Three Trends I'm Ready to See Leave With 2007
Poached/fried eggs on everything
Saying the egg is over is like saying black is out of style—it’s a staple that makes so many other culinary wonders possible. And besides, eggs will always be delicious at breakfast. But if I see one more crock at dinner with hot gooey contents topped with a poached or fried egg, or hear another server say, “You break the egg over the dish and it makes its own sauce,” I just might scream. The trend is so huge right now that I wouldn't be surprised if TGIFridays started serving Poached Egg Topped Nachos. One instance where egg-as-a-topping is still acceptable: salad Lyonnaise (ok, David Chang, you can keep it in your ramen, too).
I love a good shortrib, with its melt-in-the mouth fat, but I can’t tell you how many times these past two summers, I perused the menu hoping for sprightly, fresh produce-laden dishes only to find shortribs, lamb shanks and other luscious, long-cooking cuts. Chefs try to throw in a nod or two to the season—pork belly with sour cherries, for example—tasty but a little like wearing a wool sweater with a bikini bottom. I know chefs look to these less expensive cuts to help keep food costs down, but couldn’t they just cut back on the amount of meat they serve? In the heat of the summer, I’d take a 3-ounce steak with plenty of local veggies over a Flintstone-sized lamb shank any day.

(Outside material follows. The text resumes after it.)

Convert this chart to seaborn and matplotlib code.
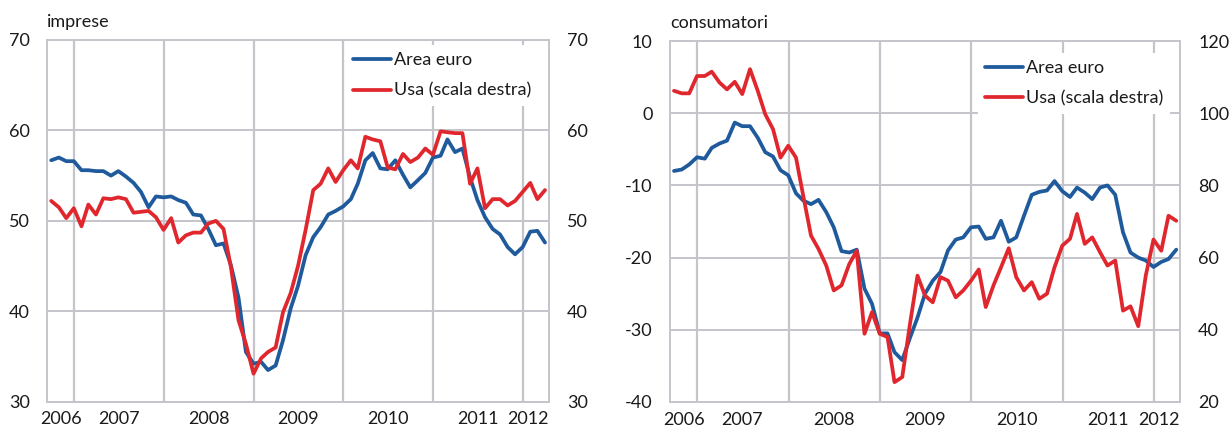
import numpy as np
import pandas as pd
import matplotlib
matplotlib.use('Agg')
import matplotlib.pyplot as plt
import seaborn as sns

# ---------------- data (monthly, Sep 2006 - Mar 2012) ----------------
months = pd.date_range('2006-09-30', '2012-03-31', freq='ME')

imprese_area_euro = [56.7, 57.0, 56.6, 56.6, 55.6, 55.6, 55.5, 55.5, 55.0, 55.5,
                     54.9, 54.2, 53.2, 51.5, 52.7, 52.6, 52.7, 52.3, 52.0, 50.7,
                     50.6, 49.1, 47.3, 47.5, 45.1, 41.5, 35.5, 34.2, 34.4, 33.5,
                     34.0, 36.8, 40.3, 42.8, 46.2, 48.2, 49.3, 50.7, 51.1, 51.6,
                     52.4, 54.1, 56.7, 57.5, 55.8, 55.7, 56.7, 55.1, 53.7, 54.5,
                     55.3, 57.0, 57.2, 59.0, 57.6, 58.0, 54.8, 52.3, 50.4, 49.1,
                     48.5, 47.1, 46.3, 47.1, 48.8, 48.9, 47.6]
imprese_usa = [52.2, 51.5, 50.3, 51.4, 49.4, 51.8, 50.7, 52.5, 52.4, 52.6,
               52.4, 50.9, 51.0, 51.1, 50.4, 49.0, 50.3, 47.6, 48.4, 48.7,
               48.7, 49.7, 50.0, 49.1, 44.9, 39.0, 36.4, 33.1, 34.8, 35.5,
               36.0, 39.9, 42.0, 45.0, 49.0, 53.4, 54.1, 55.8, 54.3, 55.6,
               56.7, 55.8, 59.3, 59.0, 58.8, 55.9, 55.7, 57.4, 56.5, 57.0,
               58.0, 57.3, 59.9, 59.8, 59.7, 59.7, 54.1, 55.8, 51.4, 52.4,
               52.4, 51.7, 52.2, 53.2, 54.2, 52.4, 53.4]
consumatori_area_euro = [-8.0, -7.8, -7.1, -6.1, -6.3, -4.8, -4.2, -3.8, -1.3, -1.8,
                         -1.8, -3.4, -5.4, -6.0, -7.9, -8.6, -11.1, -12.1, -12.6, -12.0,
                         -13.7, -15.8, -19.1, -19.3, -18.9, -24.3, -26.4, -30.5, -30.5, -33.1,
                         -34.2, -31.2, -28.3, -25.0, -23.2, -22.0, -19.0, -17.5, -17.2, -15.8,
                         -15.7, -17.4, -17.2, -14.9, -17.8, -17.2, -14.2, -11.3, -10.9, -10.7,
                         -9.4, -10.8, -11.6, -10.3, -11.0, -11.9, -10.3, -10.0, -11.3, -16.5,
                         -19.3, -20.0, -20.4, -21.3, -20.6, -20.2, -18.9]
consumatori_usa = [106.2, 105.5, 105.5, 110.3, 110.3, 111.5, 108.5, 106.6, 108.7, 105.3,
                   112.2, 106.2, 99.7, 95.6, 87.7, 91.0, 87.7, 77.1, 66.1, 62.4,
                   57.8, 50.9, 52.3, 58.2, 61.9, 38.9, 44.9, 38.9, 38.0, 25.5,
                   26.9, 41.2, 55.0, 49.5, 47.6, 54.6, 53.6, 49.0, 50.9, 53.6,
                   56.7, 46.3, 52.3, 57.3, 62.6, 54.6, 50.9, 53.2, 48.6, 50.0,
                   57.3, 63.3, 65.2, 72.1, 63.8, 65.6, 61.5, 57.8, 59.2, 45.3,
                   46.5, 41.0, 55.0, 65.0, 61.9, 71.6, 70.2]

year_labels = ['2006', '2007', '2008', '2009', '2010', '2011', '2012']
series_labels = ['Area euro', 'Usa (scala destra)']
panel_titles = ['imprese', 'consumatori']
imprese_ticks_left = [30, 40, 50, 60, 70]
imprese_ticks_right = [30, 40, 50, 60, 70]
consumatori_ticks_left = [-40, -30, -20, -10, 0, 10]
consumatori_ticks_right = [20, 40, 60, 80, 100, 120]

for arr in (imprese_area_euro, imprese_usa, consumatori_area_euro, consumatori_usa):
    assert len(arr) == len(months), len(arr)

# ---------------- style ----------------
BLUE = '#1f5a9c'
RED = '#e1272e'
GRID = '#c4c4ca'
TXT = '#1a1a1a'
FS = 13

sns.set_theme(style='white')
plt.rcParams['font.family'] = ['Lato', 'DejaVu Sans']
plt.rcParams['axes.unicode_minus'] = False

fig = plt.figure(figsize=(12.32, 4.29), dpi=100)
W, H = 1232, 429
axL = fig.add_axes([47.3 / W, 1 - 401.7 / H, 501.4 / W, 361.7 / H])
axR = fig.add_axes([670 / W, 1 - 402 / H, 510 / W, 361 / H])

xmin = pd.Timestamp('2006-09-14')
xmax = pd.Timestamp('2012-04-15')
year_starts = pd.date_range('2007-01-01', '2012-01-01', freq='YS')
label_pos = ([xmin + (year_starts[0] - xmin) / 2]
             + [pd.Timestamp(f'{y}-07-01') for y in range(2007, 2012)]
             + [xmax])


def panel(ax, title, euro, usa, lticks, rticks, leg_anchor):
    df = pd.DataFrame({'month': months, 'euro': euro, 'usa': usa})
    ax2 = ax.twinx()
    sns.lineplot(data=df, x='month', y='euro', ax=ax, color=BLUE, lw=2.7,
                 legend=False)
    h1 = ax.lines[-1]
    sns.lineplot(data=df, x='month', y='usa', ax=ax2, color=RED, lw=2.7,
                 legend=False)
    h2 = ax2.lines[-1]

    ax.set_xlabel('')
    ax.set_ylabel('')
    ax2.set_ylabel('')

    ax.set_ylim(lticks[0], lticks[-1])
    ax.set_yticks(lticks)
    ax2.set_ylim(rticks[0], rticks[-1])
    ax2.set_yticks(rticks)
    ax.tick_params(axis='y', length=0, pad=12.5, labelsize=FS, labelcolor=TXT)
    ax2.tick_params(axis='y', length=0, pad=13, labelsize=FS, labelcolor=TXT)

    ax.set_xlim(xmin, xmax)
    ax.set_xticks(label_pos)
    ax.set_xticklabels(year_labels)
    ax.set_xticks(months + pd.Timedelta(days=1), minor=True)
    ax.tick_params(axis='x', which='major', direction='in', length=10,
                   width=1.3, color=GRID, pad=7, labelsize=FS, labelcolor=TXT)
    ax.tick_params(axis='x', which='minor', direction='in', length=3.5,
                   width=1.2, color=GRID)
    ticks = ax.xaxis.get_major_ticks()
    ticks[0].tick1line.set_visible(False)
    ticks[-1].tick1line.set_visible(False)
    ticks[-1].label1.set_horizontalalignment('right')

    ax.grid(False)
    ax.grid(True, axis='y', color=GRID, lw=1.4)
    for ys in year_starts:
        ax.axvline(ys, color=GRID, lw=1.6, zorder=0.5)
    ax.set_axisbelow(True)

    for s in ax.spines.values():
        s.set_visible(True)
        s.set_color(GRID)
        s.set_linewidth(1.4)
    for s in ax2.spines.values():
        s.set_visible(False)
    ax2.grid(False)

    ax.set_title(title, loc='left', pad=9, fontsize=FS, color=TXT)

    ax2.legend([h1, h2], series_labels, loc='upper left',
               bbox_to_anchor=leg_anchor, frameon=True, facecolor='white',
               edgecolor='none', framealpha=1, fancybox=False,
               fontsize=FS, handlelength=2.1, handletextpad=0.15,
               labelspacing=0.8, borderaxespad=0, borderpad=0.4,
               labelcolor=TXT)


panel(axL, panel_titles[0], imprese_area_euro, imprese_usa,
      imprese_ticks_left, imprese_ticks_right, (0.596, 0.986))
panel(axR, panel_titles[1], consumatori_area_euro, consumatori_usa,
      consumatori_ticks_left, consumatori_ticks_right, (0.604, 0.967))

fig.savefig('out.png', dpi=100)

My coworker, the brilliant features editor Michelle Shih, recently said to me, “It’s almost as if, for some people, sushi and sashimi have become a food group. People expect to be able to get it everywhere.” She was talking about the proliferation of sushi restaurants in Jackson Hole, Wyoming, but this reminded me of New York restaurant menus lately. Call it what you will—sashimi, crudo or simply, raw fish—but it seems that every restaurant, whether it's Lebanese, American or even German (ok, maybe not German) is serving some sort of sashimi. Is it to cater to the folks who don’t like shortribs? Is it simply because people like to say “hamachi?” Next year, I hope sashimi returns to, and stays at, the sushi bar.